On dit que les juifs démoralisent le peuple. Que répondent les statistiques ? La proportion des délits et des crimes est, d’ordinaire, plus faible dans les gouvernemens de l’ouest que dans ceux de l’est. Bien mieux, les crimes sont plus rares parmi les Israélites que parmi les chrétiens. C’est, objecte-t-on, que les juifs tournent la loi, comme si les lois russes n’avaient pas l’habitude d’être tournées par tout le monde. Puis les lois qu’éludent les juifs, ce sont surtout les lois spéciales, arbitraires, vexatoires, édictées contre eux ; et, dans ce cas, c’est la loi qui fait le délit. Pour la violer, les juifs ont du reste comme complices l’administration et la police. Dans les capitales mêmes, les autorités savent fermer les yeux, ou regarder faire à travers leurs doigts. Ce qui est démoralisant pour l’administration, aussi bien que pour les juifs, c’est toutes ces lois d’exception d’une application souvent malaisée. On comprend qu’il ne soit pas toujours facile de faire d’une ligne géographique factice une muraille de Chine infranchissable. Le plus simple serait d’abolir toute cette législation tracassière, en soumettant les Israélites aux lois ordinaires, sauf à les leur appliquer dans toute leur rigueur.

Reste la grande, la suprême objection. — Nos juifs de Russie, entend-on répéter à Pétersbourg et à Moscou, ne méritent pas d’être traités en nationaux. Ils se considèrent eux-mêmes comme étrangers. Ils n’aiment pas la patrie russe. Ils n’ont d’autre patrie qu’Israël ou kahal. — Mais quand la Russie, répliquent les juifs, s’est-elle montrée pour nous Marne patrie ? et comment aimer un pays qui vous traite en ennemi ?

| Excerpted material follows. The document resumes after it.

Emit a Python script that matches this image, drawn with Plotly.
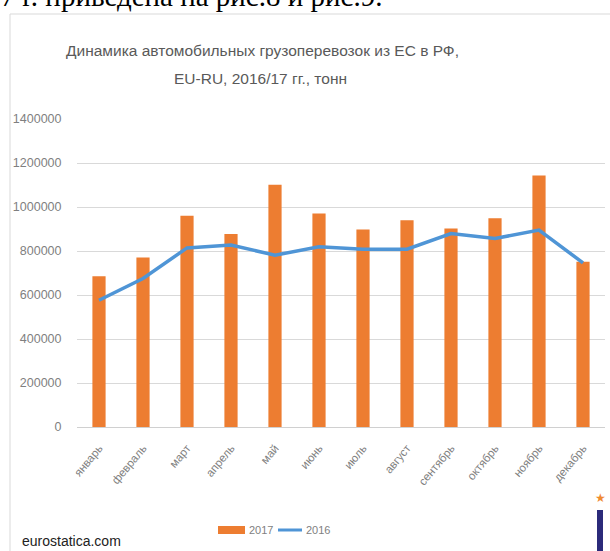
import plotly.graph_objects as go

months = ["январь", "февраль", "март", "апрель", "май", "июнь",
          "июль", "август", "сентябрь", "октябрь", "ноябрь", "декабрь"]
values_2017 = [685000, 770000, 960000, 877000, 1101000, 970000,
               898000, 940000, 902000, 949000, 1143000, 751000]
values_2016 = [576000, 675000, 814000, 827000, 781000, 819000,
               808000, 808000, 879000, 857000, 895000, 746000]
y_ticks = [0, 200000, 400000, 600000, 800000, 1000000, 1200000, 1400000]
series_names = ["2017", "2016"]
colors = ["#ED7D31", "#4F95D6"]

W, H = 610, 551
L, R, T, B = 77, 5, 119, 124
pw, ph = W - L - R, H - T - B


def px(x):
    return (x - L) / pw


def py(y):
    return (H - B - y) / ph


fig = go.Figure()
fig.add_trace(go.Bar(x=months, y=values_2017, name=series_names[0],
                     marker=dict(color=colors[0], line=dict(width=0))))
fig.add_trace(go.Scatter(x=months, y=values_2016, name=series_names[1], mode="lines",
                         line=dict(color=colors[1], width=3.5)))

fig.update_layout(
    width=W, height=H,
    margin=dict(l=L, r=R, t=T, b=B, autoexpand=False),
    paper_bgcolor="white", plot_bgcolor="white",
    bargap=0.7,
    showlegend=False,
    font=dict(family="Liberation Sans, Arial, sans-serif", color="#7f7f7f"),
)
fig.update_yaxes(range=[0, 1400000], tickvals=y_ticks, ticktext=[str(v) for v in y_ticks],
                 showgrid=True, gridcolor="#d9d9d9", gridwidth=1,
                 zeroline=True, zerolinecolor="#d0d0d0", zerolinewidth=1,
                 ticks="outside", ticklen=12, tickcolor="rgba(0,0,0,0)",
                 tickfont=dict(family="Liberation Sans, Arial, sans-serif", size=12.5, color="#7f7f7f"),
                 automargin=False, fixedrange=True)
fig.update_xaxes(tickangle=-50, showgrid=False, showline=False,
                 tickfont=dict(family="Liberation Sans, Arial, sans-serif", size=11.5, color="#7f7f7f"),
                 ticks="outside", ticklen=9, tickcolor="rgba(0,0,0,0)", automargin=False)

title_font = dict(family="Liberation Sans, Arial, sans-serif", size=15.5, color="#595959")
legend_font = dict(family="Liberation Sans, Arial, sans-serif", size=11, color="#7f7f7f")
annotations = [
    dict(text="Динамика автомобильных грузоперевозок из ЕС в РФ,", x=px(262), y=py(50), font=title_font),
    dict(text="EU-RU, 2016/17 гг., тонн", x=px(260), y=py(79), font=title_font),
    dict(text="eurostatica.com", x=px(20), y=py(541), xanchor="left",
         font=dict(family="Liberation Sans, Arial, sans-serif", size=14, color="#222222")),
    dict(text="2017 г. приведена на рис.8 и рис.9.", x=px(384), y=py(-4), xanchor="right",
         font=dict(family="Liberation Serif, Times New Roman, serif", size=29, color="#000000")),
    dict(text="★", x=px(600), y=py(498),
         font=dict(family="DejaVu Sans", size=12, color="#F08A30")),
    # legend labels
    dict(text=series_names[0], x=px(247), y=py(530), xanchor="left", font=legend_font),
    dict(text=series_names[1], x=px(304), y=py(530), xanchor="left", font=legend_font),
]
for a in annotations:
    a.setdefault("xanchor", "center")
    a.setdefault("yanchor", "middle")
    a.update(xref="paper", yref="paper", showarrow=False)
fig.update_layout(annotations=annotations)

fig.update_layout(shapes=[
    dict(type="rect", xref="paper", yref="paper", x0=px(10), x1=px(640), y0=py(600), y1=py(14),
         line=dict(color="#d9d9d9", width=1), fillcolor="rgba(0,0,0,0)", layer="below"),
    dict(type="rect", xref="paper", yref="paper", x0=px(597), x1=px(603), y0=py(551), y1=py(510),
         line=dict(width=0), fillcolor="#2B2A7A"),
    # legend swatches
    dict(type="rect", xref="paper", yref="paper", x0=px(218), x1=px(245), y0=py(534), y1=py(526),
         line=dict(width=0), fillcolor=colors[0]),
    dict(type="line", xref="paper", yref="paper", x0=px(278), x1=px(302), y0=py(530), y1=py(530),
         line=dict(color=colors[1], width=3)),
])

fig.write_html("out.html", config={"displayModeBar": False},
               post_script="document.body.style.margin='0';document.body.style.overflow='hidden';")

Une des preuves du peu de patriotisme des juifs, c’est, assure-t-on, leur répugnance pour le service militaire. L’impôt du sang est une obligation dont ils s’ingénient, de toute façon, à s’exempter. Aucun culte, aucune race ne présente autant de réfractaires. En vérité, c’est le contraire qui nous étonnerait. Voilà des hommes privés de la plupart des droits de leurs compatriotes chrétiens, et l’on

  1. Voyez l’Empire des tsars et les Russes, t. Ier, liv. VIII, chap. IV.